“The International Law” is on Iran’s side. “The International Community” is not. The Nuclear Non-Proliferation Treaty (NPT) that Iran signed permits it to develop its peaceful nuclear program. However, there are those who deny that right. Despite the absence of any evidence; however simple, that Tehran has moved away from its “Civilian” nuclear program to a “Military” one. Neither the International Atomic Energy Agency, nor the various Foreign Intelligence Agencies working inside Iran, nor the Eastern and Eastern security services have any evidence that Iran is pursuing a nuclear weapons development program.
The accountability is therefore based on the intentions of the “Renegade Country!” and on violations it may have committed. The odd thing is that a report, recently issued by the US Senate Intelligence Committee, complains about the lack of such evidence considering it a factor that complicates the negotiations rather than a reason for de-escalation.
United Nations Security Council Resolution 1737 was issued.
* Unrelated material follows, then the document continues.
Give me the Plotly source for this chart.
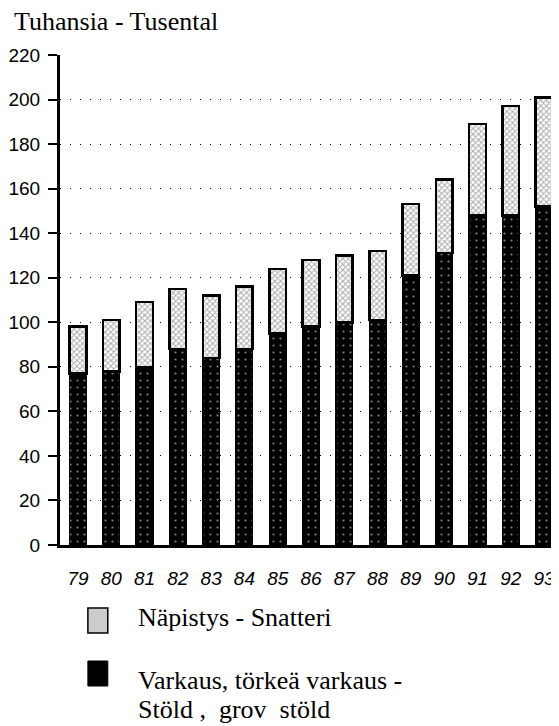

And the confrontation has entered a new phase whose parameters will be defined by Iran’s response to it the steps it will adopt to counter it.
Not many weeks passed after North Korea declared itself a Military Nuclear State and conducted nuclear bomb tests before a new crisis erupted. What is remarkable is that the weeks separating the two events were marked by serious efforts to contain the North Korean action, remove it from serious debate and find ways to knock at the door of negotiations with North Korea.
It is possible to say, with out fear of getting it wrong, that the behavior towards Iran will cont copy that towards North Korea. Rigidity will replace flexibility. The main reason for that is the nature of the regional environment surrounding each of the two crises.
In the North Korean case, the United States was forced to delegate an effective role to the neighboring countries for two reasons: The first reason is that these countries, China, Japan, Russia and South Korea strongly defended the need for stability, de-escalation and a political solution. The second reason is that these countries do not represent for American interests, [as does the Middle East], lands that are wide open for looting, exploitation and acquiescence to relationships devoid of any proportionality.
This is not the case with Iran. Iran is surrounded by states that do not have sufficient national immunity. It is in direct proximity to the International Oil Reserves which is an American concern. In addition, it is in direct proximity to the Arab Israeli conflict which constitutes a priority, of special rank, for the United States.
The irony is, without underestimating Iran’s own significance, that the “Neighborhood” is providing Iran with its distinctiveness. The second irony is that the two American wars in Afghanistan and Iraq increased Iran’s regional influence as did the American policy towards the Arab-Israeli conflict.
In all the above cases, Iran is filling the void caused by the Arab absence that is unprecedented in recent history. The “swelling” of the Iranian influence is primarily an Arab culpability. A culpability exemplified by consigning the Arab security to outside forces, by the abstinence from a meaningful Iraqi policy that should have prevented the US invasion of Iraq and by the obvious failure of executing a strategy that makes Israel realize that the proposal of a total settlement is only one of several probable alternatives.
All that happened while Iran is a regional traditional power. What will happen when Iran becomes a regional super power as it stands at the intersection of the long term objectives that the US set for itself?
The adoption of resolution 1737 is the opening of a new stage of confrontation in the region. It should help the Americans calling for the use of international institutions and conditional dialog with Tehran. It could also help the opposite view that dialog is unfruitful and that the ceiling of working with others is too low to produce a solution for an urgent problem. It is probable that the group that lead the war with Iraq will push to enforce the second opinion and will do whatever they can to wage a new total confrontation in which “Nuclear Iran” will be the main title, the “Lebanese and Palestinian Terror” the second and the ‘Regional Polarization” its third.
We will find those who will establish tight linkage between resolution 1737 and resolutions 1559 and 1701. As well as between resolution 1737 and the decision to besiege the “Hamas” government and to “Isolate Syria”...This means the overall dangers for the region will increase, especially when we consider the obvious White House inclination to absorb the effects of the Baker-Hamilton Report.
It is not known whether 1737 will be the concluding event of 2006. But it is certain 2007 will be a year of confrontations centered on enforcing an arsenal of UN Security Council Resolutions adopted on behalf of International Interests and labeled as “International Legality Resolutions!”